What’s at stake in Malaysia’s state elections?
Nearly 10 million people will vote in six states on Saturday, a critical electoral battle for Prime Minister Anwar’s nascent government
By Anadolu staff
ANKARA (AA) – Malaysia is set for regional elections in six of its 13 states on Saturday, a pivotal contest that will give a clearer indication of the political headwinds in the country.
Nearly 10 million people will elect 245 lawmakers in Selangor, Penang, Negeri Sembilan, Kelantan, Terengganu and Kedah, where the regional assemblies were dissolved in late June.
The results will not directly impact the federal parliament, but are being widely viewed as a referendum on Prime Minister Anwar Ibrahim’s nascent government and his support among the ethnic Malay majority.
Anwar rode a wave of popularity to win the general elections last November without majority support from the Malays, who are a key political force in peninsular Malaysia.
Since Najib Razak was ousted in 2018, all of Malaysia’s last three prime ministers – Mahathir Mohamad, Muhyiddin Yassin and Ismail Sabri Yaakob – have remained in office for less than two years.
- The contest
Anwar’s progressive and multiethnic Pakatan Harapan (PH) alliance is pitted against Perikatan Nasional (PN), the predominantly Malay Muslim group led by Muhyiddin.
For PN, the polls present an opportunity to strengthen its grip on Kedah, Terengganu and Kelantan, the three states ruled by its member party, the conservative Pan-Malaysian Islamic Party (PAS).
More significantly, however, it would be aiming to capture Selangor, the country’s most economically developed state ruled by Anwar’s coalition.
In Selangor, 39 of the 56 electoral areas have a majority of Malay voters, a crucial factor the opposition will try to capitalize on at all costs.
Another group that all parties have tried hard to woo is the youth in the 18-21 age group, more than 1.4 million in number, most of whom became eligible to vote for the first time in last year’s elections.
- The issues
For the federal government, Anwar struck an alliance with a former rival, the United Malays National Organization (UMNO), which has several top leaders facing corruption charges, including Ahmad Zahid Hamidi, the party’s president and Malaysia’s current deputy premier.
In a survey conducted after last year’s general elections, local research institute Merdeka Center found that inflation, economic progress, corruption, and political instability were the four major issues for most voters.
In terms of what they want governments to address, voters listed five things: job creation, the wage gap, bringing back foreign investments, enhanced anti-corruption efforts, and education reforms.
- ‘Green wave’ and Malay nationalism
These elections will also test PH’s capability to weather the so-called “green wave” of political Islam and Malay nationalism.
According to Malaysia’s 2020 census, Muslims make up 63.5% of the population.
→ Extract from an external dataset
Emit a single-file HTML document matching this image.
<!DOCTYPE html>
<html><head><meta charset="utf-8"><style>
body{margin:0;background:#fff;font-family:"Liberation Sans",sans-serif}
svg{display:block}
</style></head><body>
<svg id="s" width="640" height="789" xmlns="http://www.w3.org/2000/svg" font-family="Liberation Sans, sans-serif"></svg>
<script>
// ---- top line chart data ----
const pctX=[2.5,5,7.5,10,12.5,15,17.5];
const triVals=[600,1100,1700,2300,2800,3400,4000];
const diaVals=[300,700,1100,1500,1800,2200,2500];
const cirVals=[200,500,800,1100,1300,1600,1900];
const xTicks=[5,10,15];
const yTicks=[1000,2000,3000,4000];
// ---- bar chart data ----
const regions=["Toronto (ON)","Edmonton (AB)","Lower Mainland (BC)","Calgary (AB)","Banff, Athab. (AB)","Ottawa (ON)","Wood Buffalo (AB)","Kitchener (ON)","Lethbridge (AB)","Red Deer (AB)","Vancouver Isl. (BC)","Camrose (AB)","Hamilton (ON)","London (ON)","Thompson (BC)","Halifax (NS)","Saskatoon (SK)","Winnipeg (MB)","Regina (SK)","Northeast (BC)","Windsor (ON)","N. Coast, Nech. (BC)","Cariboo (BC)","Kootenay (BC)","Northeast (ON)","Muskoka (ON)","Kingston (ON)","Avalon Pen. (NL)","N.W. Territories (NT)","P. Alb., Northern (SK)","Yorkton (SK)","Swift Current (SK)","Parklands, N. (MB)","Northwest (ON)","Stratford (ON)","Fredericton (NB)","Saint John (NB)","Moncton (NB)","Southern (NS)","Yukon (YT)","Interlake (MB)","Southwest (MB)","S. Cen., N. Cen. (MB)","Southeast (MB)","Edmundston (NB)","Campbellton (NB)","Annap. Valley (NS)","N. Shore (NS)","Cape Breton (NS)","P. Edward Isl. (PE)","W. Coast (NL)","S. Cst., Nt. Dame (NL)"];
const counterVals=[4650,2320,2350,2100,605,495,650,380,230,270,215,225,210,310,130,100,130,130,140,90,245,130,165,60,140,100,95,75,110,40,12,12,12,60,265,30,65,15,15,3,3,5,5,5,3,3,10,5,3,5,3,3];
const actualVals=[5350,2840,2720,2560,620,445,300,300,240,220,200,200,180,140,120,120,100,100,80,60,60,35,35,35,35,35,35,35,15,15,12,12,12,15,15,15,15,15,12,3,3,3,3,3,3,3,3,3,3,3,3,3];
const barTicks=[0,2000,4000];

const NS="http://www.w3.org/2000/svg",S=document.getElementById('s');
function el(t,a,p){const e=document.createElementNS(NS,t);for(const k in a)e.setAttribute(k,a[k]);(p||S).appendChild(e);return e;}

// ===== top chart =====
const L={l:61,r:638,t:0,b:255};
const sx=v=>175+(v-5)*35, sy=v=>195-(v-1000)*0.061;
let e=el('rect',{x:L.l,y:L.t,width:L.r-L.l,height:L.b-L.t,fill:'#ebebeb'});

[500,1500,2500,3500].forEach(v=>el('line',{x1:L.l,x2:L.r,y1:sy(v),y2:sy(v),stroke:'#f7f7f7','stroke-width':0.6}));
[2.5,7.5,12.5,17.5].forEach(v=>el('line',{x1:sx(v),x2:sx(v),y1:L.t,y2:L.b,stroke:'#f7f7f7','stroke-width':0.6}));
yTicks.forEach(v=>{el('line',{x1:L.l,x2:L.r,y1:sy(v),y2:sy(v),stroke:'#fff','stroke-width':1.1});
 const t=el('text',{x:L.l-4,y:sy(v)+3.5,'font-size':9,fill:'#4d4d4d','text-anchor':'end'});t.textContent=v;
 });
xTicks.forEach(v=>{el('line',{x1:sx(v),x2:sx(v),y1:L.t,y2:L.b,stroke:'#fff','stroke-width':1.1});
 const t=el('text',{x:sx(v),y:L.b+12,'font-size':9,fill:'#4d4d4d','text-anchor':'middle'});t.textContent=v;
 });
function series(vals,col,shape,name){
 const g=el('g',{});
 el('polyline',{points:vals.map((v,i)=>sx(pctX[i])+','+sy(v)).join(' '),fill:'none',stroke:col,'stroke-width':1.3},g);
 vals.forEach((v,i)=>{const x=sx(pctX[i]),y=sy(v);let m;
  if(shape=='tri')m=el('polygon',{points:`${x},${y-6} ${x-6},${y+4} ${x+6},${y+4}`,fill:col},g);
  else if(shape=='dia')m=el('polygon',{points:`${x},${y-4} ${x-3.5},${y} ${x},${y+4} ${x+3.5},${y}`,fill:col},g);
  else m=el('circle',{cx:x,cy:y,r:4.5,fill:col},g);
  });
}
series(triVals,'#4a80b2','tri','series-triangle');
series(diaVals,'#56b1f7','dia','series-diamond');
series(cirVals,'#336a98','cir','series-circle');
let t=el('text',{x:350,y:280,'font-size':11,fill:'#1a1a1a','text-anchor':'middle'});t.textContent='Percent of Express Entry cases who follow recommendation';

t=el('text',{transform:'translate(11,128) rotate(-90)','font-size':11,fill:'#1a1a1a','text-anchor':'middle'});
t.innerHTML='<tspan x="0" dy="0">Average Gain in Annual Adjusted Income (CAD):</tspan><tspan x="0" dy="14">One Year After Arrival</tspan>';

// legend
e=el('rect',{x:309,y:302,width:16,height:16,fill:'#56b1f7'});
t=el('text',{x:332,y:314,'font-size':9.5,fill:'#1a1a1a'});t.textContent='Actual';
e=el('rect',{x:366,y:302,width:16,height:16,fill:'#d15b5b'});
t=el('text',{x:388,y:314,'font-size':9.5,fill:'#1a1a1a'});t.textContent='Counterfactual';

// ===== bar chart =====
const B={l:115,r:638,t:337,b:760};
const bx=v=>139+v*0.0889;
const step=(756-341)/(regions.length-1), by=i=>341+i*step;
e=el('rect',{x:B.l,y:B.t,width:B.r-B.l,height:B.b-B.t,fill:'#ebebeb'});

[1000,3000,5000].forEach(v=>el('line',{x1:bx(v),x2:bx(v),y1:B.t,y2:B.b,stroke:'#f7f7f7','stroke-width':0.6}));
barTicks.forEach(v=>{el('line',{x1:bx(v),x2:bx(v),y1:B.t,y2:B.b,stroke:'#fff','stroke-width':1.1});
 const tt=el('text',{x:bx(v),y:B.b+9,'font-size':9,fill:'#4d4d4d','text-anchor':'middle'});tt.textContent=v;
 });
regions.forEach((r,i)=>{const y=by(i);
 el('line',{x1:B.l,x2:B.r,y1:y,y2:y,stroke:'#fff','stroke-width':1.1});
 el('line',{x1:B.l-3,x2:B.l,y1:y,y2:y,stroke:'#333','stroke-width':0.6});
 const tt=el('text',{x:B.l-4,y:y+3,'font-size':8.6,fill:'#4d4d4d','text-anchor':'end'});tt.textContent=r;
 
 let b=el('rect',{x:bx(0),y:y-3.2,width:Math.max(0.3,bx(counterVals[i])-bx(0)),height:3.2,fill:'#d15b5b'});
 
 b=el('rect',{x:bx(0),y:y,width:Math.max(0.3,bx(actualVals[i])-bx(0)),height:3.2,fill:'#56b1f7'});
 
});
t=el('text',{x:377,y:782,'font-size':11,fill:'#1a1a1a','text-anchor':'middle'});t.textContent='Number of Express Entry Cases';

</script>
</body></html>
The rest are Buddhists, Christians, Hindus, followers of other religions, or are non-religious.
The term “green wave” has gained currency since the November 2022 general elections, when the PAS won 43 of the 222 seats to become the largest party in parliament.
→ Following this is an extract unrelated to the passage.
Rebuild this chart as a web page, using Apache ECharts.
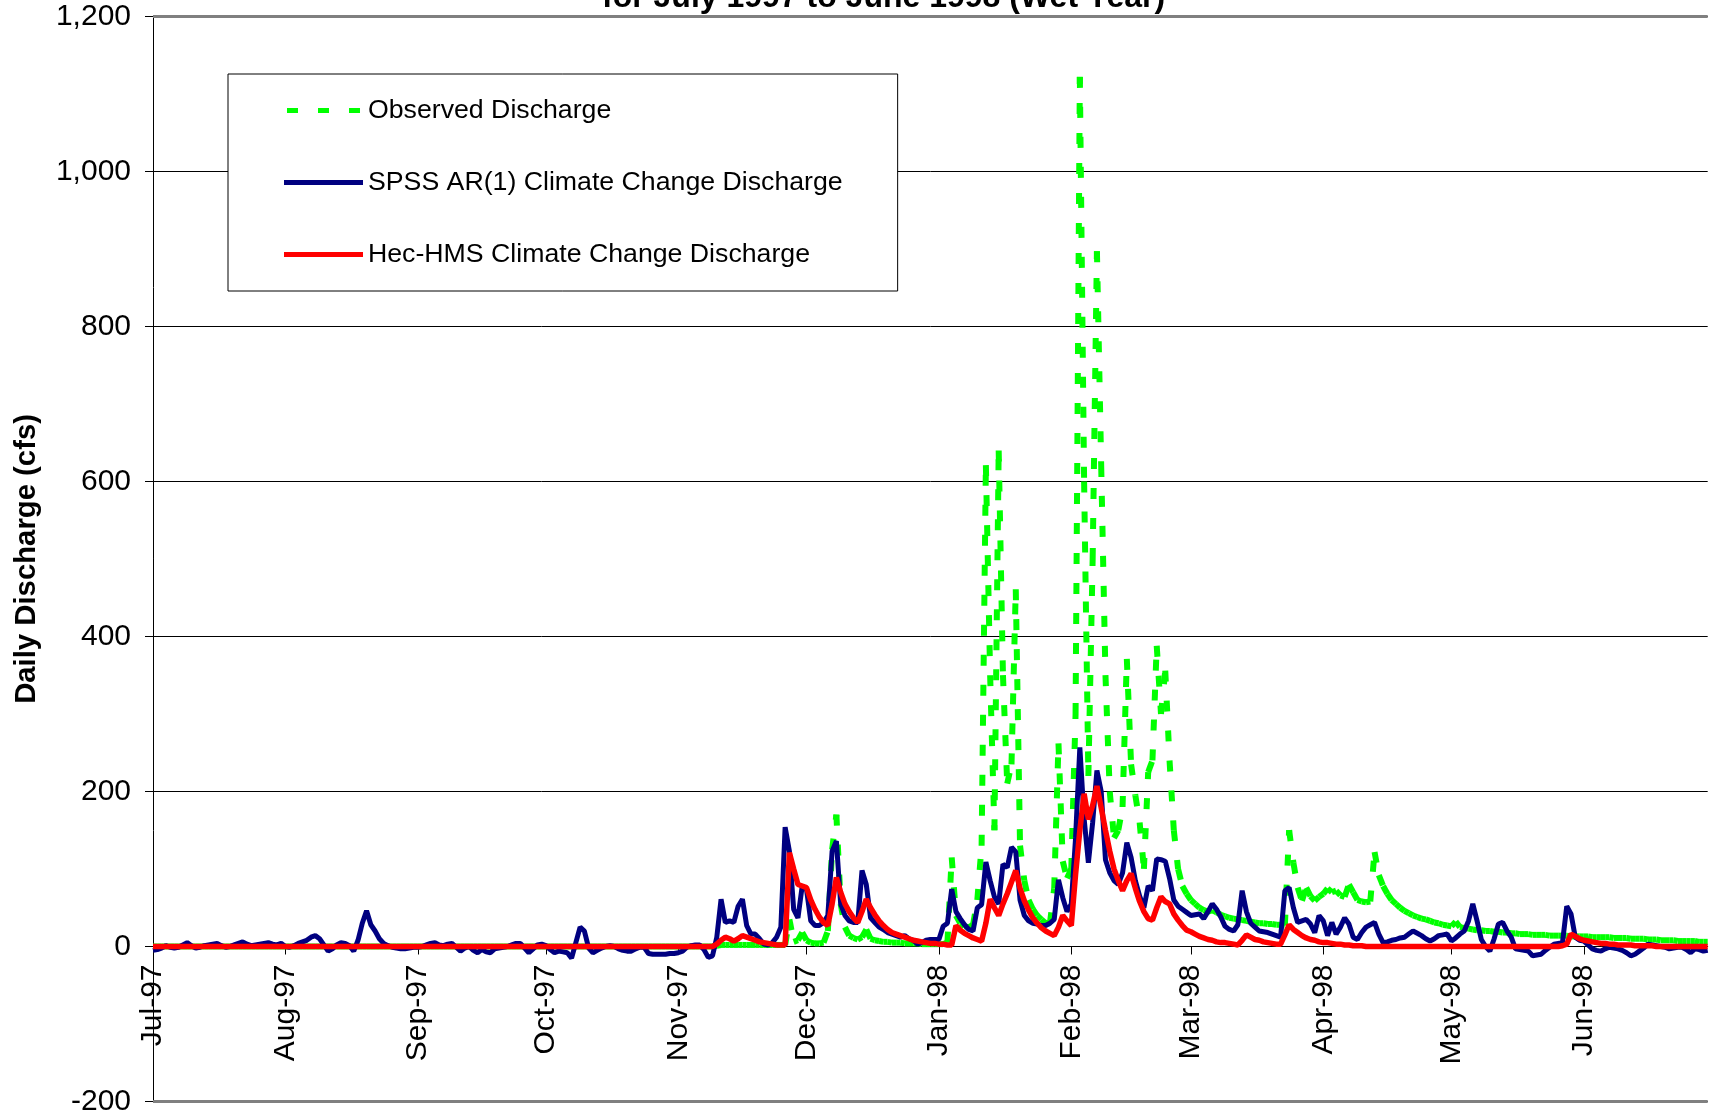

It enjoys sizable support in the rural east and north of peninsular Malaysia. PAS leaders in Terengganu even defied royal decrees by four of Malaysia’s nine sultans that prohibited the use of mosques for political messages.
The polarization around the three Rs – race, religion and royalty – has been evident during the election campaigns.
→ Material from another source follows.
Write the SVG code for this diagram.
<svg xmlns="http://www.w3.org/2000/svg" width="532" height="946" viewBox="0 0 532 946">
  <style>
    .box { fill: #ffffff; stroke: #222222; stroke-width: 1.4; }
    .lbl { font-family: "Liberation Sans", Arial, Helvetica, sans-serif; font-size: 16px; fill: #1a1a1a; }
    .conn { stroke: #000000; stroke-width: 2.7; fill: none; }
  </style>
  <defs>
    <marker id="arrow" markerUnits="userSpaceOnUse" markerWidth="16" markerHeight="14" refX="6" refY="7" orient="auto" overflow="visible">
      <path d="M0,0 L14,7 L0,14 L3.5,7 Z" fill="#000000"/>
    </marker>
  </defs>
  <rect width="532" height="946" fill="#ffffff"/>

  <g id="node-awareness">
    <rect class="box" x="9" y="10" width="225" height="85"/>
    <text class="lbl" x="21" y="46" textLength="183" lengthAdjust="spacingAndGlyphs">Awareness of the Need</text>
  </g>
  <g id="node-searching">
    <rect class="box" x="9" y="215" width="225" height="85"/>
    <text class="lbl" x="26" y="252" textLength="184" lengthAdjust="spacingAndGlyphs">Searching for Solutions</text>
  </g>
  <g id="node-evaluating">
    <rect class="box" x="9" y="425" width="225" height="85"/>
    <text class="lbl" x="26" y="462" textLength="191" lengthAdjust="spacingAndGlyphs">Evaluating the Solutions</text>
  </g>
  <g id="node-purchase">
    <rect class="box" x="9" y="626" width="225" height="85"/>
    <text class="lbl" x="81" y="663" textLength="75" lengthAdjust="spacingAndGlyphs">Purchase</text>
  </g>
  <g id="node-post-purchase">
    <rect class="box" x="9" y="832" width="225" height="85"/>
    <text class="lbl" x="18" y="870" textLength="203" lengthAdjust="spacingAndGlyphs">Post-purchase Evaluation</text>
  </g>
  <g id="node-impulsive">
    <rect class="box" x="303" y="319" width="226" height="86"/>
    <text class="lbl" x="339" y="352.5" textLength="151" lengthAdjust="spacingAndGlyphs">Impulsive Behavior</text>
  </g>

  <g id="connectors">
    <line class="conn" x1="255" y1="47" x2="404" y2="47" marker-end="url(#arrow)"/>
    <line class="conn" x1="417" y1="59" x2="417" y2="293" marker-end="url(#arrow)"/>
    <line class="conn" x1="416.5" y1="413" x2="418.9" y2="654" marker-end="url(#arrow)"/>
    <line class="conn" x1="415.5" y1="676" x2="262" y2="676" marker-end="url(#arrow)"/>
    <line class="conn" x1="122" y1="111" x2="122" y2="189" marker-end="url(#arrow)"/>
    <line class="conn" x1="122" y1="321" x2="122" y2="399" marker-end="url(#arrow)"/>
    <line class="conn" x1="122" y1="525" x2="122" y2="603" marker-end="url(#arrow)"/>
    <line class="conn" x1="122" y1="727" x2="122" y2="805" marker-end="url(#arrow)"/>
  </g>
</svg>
In July, Muhammad Sanusi Md Nor, head of the PAS government in Kedah, was arrested for allegedly insulting the sultan of Selangor.
He is facing two charges of sedition and will appear in court in October.
In another incident, Lim Guan Eng, the former finance minister who heads the Chinese-dominated Democratic Action Party, raised the specter of a “green wave” that would “destroy non-Muslim places of worship.”
Mahathir, the two-time former prime minister, is also in the thick of the current political action.
The 98-year-old is challenging his protege-turned-nemesis Anwar with his Malay Proclamation, a 12-point document that paints the prime minister’s multiracial administration as a danger to the rights and privileges of Malays.
Mahathir, who is the longest-serving prime minister in Malaysian history after his tenure from 1981 to 2003, remains influential among several segments of the Malay community.
He is known for going after leaders he believes are undermining the rights of Malays. He had blamed the country’s first Prime Minister Tunku Abdul Rahman for allowing the wealth disparity between Malays and ethnic Chinese.
Anwar has so far resisted indulging in the identity politics around race, religion and royalty in his political campaigns, instead touting plans to pull in some high-profile investments to attract voters, especially in Selangor.